[BEGIN Recorded information]

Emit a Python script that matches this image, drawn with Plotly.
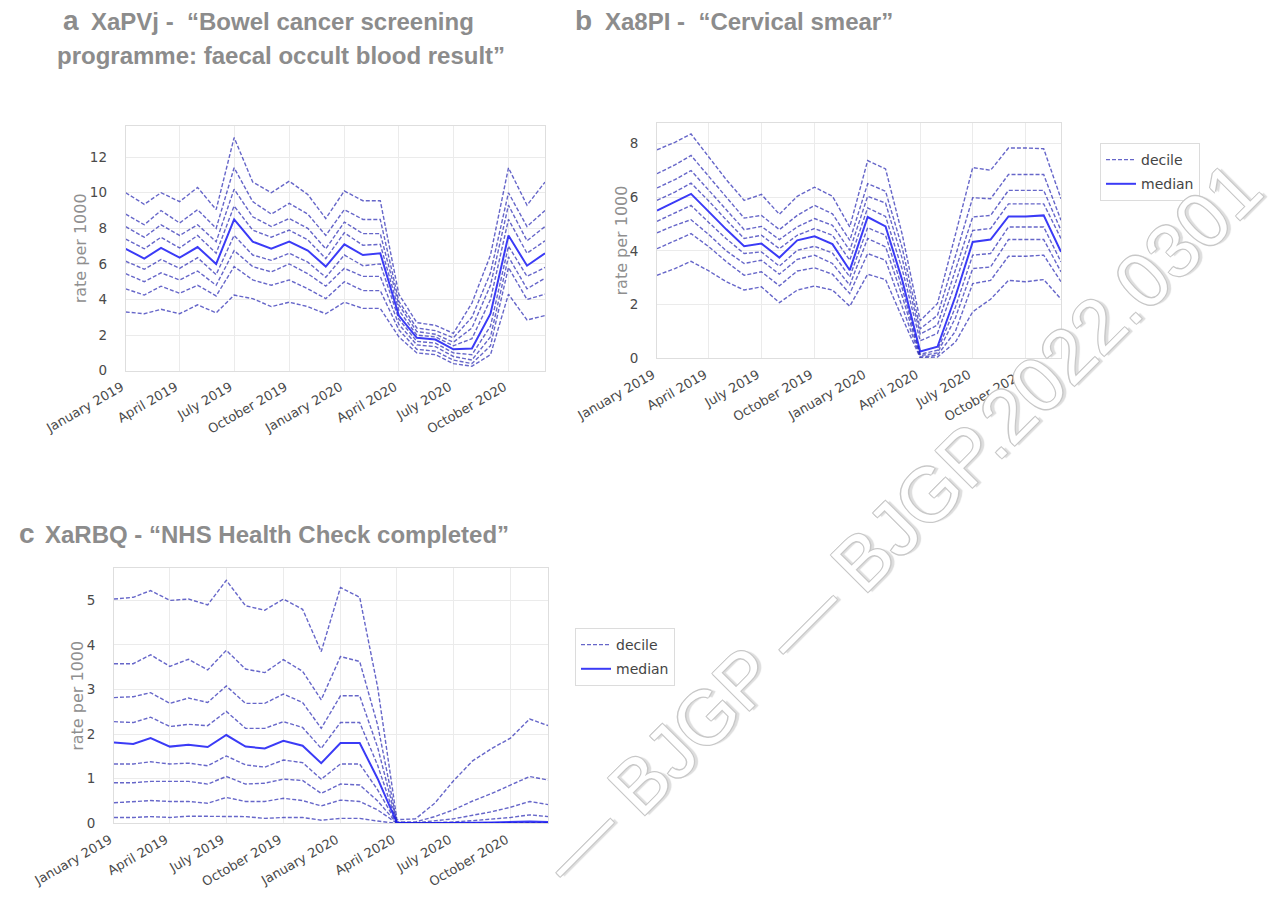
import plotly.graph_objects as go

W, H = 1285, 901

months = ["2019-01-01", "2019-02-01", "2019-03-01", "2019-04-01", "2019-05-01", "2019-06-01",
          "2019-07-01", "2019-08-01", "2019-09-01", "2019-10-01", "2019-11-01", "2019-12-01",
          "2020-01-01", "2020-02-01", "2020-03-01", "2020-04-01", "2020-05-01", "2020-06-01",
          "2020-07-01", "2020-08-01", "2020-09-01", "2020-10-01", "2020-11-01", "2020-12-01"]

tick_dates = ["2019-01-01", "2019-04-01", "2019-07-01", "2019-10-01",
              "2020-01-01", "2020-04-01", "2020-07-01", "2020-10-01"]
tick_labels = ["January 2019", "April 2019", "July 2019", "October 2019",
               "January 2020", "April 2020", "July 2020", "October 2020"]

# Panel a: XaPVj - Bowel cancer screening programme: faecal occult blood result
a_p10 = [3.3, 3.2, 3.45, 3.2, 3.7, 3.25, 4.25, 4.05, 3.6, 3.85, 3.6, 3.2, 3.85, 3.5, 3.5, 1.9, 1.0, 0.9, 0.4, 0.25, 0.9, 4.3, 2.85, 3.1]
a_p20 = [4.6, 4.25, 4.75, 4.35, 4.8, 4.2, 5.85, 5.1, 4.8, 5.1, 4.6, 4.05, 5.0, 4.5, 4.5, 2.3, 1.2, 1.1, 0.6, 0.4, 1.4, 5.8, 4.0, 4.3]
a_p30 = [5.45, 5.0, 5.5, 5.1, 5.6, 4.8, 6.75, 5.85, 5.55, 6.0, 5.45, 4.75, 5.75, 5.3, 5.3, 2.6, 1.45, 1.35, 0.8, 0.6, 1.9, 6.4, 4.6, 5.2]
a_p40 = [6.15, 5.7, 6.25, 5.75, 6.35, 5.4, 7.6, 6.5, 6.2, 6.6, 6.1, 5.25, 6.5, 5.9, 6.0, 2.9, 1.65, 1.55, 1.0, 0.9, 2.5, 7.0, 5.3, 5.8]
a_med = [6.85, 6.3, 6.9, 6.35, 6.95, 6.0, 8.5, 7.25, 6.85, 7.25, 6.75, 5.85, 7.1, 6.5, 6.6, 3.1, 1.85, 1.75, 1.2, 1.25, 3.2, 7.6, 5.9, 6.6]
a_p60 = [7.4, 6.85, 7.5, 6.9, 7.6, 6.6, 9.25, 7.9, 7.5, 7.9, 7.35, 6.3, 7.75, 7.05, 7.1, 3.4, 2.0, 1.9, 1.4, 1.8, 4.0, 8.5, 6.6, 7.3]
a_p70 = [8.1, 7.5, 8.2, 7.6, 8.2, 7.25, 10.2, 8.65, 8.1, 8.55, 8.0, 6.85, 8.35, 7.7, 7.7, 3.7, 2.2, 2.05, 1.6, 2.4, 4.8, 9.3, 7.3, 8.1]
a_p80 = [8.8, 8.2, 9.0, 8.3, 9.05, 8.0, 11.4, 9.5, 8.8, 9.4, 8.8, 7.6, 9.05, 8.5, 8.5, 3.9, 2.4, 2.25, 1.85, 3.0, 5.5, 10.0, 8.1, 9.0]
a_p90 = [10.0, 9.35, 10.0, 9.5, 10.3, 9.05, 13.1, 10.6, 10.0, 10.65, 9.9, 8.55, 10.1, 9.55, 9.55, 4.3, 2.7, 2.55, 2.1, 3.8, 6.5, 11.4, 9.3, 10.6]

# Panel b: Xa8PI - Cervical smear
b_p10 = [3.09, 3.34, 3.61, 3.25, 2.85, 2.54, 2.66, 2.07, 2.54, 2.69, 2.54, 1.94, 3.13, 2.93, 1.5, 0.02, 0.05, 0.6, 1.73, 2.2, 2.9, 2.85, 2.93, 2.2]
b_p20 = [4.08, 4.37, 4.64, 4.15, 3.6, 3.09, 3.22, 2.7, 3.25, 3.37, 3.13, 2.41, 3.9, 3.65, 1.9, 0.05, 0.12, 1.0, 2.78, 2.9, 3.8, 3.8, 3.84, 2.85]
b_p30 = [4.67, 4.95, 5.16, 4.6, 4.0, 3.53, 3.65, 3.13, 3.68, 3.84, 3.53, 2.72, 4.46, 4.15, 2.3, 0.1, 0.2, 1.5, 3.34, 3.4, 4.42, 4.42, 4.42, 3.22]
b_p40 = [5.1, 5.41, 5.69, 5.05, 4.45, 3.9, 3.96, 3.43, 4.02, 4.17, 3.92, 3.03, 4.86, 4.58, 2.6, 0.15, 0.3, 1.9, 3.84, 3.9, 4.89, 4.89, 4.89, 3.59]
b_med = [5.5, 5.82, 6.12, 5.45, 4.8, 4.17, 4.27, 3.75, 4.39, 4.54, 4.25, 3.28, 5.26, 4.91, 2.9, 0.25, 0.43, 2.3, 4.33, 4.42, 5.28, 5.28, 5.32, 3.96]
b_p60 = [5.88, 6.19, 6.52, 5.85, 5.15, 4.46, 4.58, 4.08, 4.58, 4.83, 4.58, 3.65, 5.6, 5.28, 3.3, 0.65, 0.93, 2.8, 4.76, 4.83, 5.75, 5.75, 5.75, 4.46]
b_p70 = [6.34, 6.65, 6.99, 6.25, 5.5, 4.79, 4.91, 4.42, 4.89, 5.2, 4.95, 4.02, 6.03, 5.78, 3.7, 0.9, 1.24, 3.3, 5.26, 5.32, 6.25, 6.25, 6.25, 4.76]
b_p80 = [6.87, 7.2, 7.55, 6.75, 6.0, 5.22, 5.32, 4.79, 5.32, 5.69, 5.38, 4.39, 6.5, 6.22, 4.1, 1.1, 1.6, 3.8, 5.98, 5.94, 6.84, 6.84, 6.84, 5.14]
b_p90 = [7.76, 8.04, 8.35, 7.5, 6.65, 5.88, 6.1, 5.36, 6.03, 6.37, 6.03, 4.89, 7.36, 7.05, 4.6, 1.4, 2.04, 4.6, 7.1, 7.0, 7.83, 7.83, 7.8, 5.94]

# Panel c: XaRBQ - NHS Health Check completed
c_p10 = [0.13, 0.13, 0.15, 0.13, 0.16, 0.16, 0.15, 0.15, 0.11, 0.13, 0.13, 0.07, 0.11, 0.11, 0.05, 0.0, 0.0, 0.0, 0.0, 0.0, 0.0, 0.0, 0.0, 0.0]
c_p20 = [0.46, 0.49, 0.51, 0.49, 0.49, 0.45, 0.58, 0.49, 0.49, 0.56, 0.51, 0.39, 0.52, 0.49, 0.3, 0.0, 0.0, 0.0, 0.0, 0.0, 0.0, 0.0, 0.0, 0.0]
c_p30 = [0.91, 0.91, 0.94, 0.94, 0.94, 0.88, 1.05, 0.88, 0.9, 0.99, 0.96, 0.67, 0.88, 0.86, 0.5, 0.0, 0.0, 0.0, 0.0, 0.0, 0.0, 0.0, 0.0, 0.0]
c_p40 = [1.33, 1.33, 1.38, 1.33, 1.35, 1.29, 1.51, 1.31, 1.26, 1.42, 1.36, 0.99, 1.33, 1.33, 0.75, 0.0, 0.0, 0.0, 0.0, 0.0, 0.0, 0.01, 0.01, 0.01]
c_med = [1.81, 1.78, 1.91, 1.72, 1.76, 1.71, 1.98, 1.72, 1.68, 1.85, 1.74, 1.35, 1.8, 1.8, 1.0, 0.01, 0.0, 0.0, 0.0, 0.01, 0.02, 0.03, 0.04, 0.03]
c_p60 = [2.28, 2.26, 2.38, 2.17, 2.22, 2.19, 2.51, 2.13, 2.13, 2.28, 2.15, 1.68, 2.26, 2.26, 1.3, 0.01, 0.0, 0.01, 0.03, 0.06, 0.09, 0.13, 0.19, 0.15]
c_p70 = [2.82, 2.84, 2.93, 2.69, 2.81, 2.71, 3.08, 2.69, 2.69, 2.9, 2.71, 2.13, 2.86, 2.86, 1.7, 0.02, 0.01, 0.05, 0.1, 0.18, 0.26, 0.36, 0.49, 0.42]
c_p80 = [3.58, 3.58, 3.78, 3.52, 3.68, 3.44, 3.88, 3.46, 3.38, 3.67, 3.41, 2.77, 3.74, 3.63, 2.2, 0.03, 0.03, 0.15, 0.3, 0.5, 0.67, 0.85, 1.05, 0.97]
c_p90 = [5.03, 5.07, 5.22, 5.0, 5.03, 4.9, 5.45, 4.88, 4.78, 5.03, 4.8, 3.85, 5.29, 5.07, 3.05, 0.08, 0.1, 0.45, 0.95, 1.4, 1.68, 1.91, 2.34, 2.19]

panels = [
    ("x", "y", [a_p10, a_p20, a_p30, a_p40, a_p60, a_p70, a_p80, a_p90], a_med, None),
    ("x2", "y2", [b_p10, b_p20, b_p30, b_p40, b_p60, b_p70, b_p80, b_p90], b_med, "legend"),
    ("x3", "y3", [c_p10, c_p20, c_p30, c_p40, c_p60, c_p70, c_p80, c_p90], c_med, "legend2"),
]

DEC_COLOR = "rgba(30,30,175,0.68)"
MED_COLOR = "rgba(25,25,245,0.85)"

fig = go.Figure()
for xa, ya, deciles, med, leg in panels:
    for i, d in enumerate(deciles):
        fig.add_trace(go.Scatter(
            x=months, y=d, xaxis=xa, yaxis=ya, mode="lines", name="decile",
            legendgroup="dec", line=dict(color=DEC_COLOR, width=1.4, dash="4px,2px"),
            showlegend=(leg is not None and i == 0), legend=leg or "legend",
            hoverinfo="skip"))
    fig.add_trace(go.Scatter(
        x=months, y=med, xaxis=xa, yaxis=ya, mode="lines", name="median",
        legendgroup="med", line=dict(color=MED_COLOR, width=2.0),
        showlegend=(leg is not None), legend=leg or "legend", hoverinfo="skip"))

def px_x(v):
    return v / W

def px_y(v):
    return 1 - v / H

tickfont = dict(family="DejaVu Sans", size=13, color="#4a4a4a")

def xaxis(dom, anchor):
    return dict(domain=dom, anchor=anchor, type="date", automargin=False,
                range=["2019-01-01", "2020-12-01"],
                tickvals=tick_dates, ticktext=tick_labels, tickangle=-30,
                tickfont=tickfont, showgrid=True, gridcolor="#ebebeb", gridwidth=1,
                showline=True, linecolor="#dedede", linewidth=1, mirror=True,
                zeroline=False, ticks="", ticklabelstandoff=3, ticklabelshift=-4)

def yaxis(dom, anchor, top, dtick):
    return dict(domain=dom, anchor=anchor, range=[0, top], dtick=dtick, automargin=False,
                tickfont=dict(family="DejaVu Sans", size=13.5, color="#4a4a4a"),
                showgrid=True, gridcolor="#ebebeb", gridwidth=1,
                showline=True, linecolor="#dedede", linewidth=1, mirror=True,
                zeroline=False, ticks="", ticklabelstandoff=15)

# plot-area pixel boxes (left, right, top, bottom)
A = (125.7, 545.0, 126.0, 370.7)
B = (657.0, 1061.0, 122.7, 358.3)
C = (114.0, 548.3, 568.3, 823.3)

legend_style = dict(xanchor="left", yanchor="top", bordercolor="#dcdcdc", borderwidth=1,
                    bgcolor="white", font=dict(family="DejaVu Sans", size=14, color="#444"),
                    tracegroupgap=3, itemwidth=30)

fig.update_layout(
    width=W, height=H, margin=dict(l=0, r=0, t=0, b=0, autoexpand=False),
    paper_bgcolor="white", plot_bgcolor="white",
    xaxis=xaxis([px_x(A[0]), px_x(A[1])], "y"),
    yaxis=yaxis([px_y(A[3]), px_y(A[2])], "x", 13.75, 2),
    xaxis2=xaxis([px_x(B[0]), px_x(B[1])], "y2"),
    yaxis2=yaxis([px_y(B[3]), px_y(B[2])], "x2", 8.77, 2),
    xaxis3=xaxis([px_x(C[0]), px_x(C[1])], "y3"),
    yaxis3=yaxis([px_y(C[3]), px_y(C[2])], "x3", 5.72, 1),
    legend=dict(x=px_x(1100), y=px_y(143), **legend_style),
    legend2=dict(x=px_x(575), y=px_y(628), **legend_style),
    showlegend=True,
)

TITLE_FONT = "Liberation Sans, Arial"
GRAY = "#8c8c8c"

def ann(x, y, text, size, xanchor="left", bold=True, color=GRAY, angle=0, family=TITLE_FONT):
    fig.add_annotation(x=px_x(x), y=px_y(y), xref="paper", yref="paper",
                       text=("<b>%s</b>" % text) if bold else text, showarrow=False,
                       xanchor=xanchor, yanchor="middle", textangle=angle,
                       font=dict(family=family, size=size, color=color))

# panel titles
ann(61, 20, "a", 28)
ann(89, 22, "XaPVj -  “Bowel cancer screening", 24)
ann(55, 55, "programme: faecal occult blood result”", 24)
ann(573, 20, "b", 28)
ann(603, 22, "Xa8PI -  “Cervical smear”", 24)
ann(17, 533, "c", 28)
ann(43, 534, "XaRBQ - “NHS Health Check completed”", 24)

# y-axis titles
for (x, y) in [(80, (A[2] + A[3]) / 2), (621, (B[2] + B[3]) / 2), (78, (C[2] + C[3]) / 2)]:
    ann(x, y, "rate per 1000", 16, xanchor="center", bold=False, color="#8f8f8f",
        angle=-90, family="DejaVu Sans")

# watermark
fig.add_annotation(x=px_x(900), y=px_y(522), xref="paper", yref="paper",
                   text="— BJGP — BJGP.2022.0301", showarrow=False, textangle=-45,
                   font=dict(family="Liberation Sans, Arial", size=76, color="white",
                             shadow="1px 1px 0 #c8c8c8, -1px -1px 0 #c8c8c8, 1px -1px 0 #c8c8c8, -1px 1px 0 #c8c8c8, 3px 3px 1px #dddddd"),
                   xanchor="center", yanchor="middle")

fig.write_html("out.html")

[END Recorded information]

*Task objective:* Extract the lines exactly, please: the first line of the listing, the line with "W, H = 1285, 901", and every line between them, but no pictures.

*Exercise solution:*
Emit a Python script that matches this image, drawn with Plotly.
import plotly.graph_objects as go

W, H = 1285, 901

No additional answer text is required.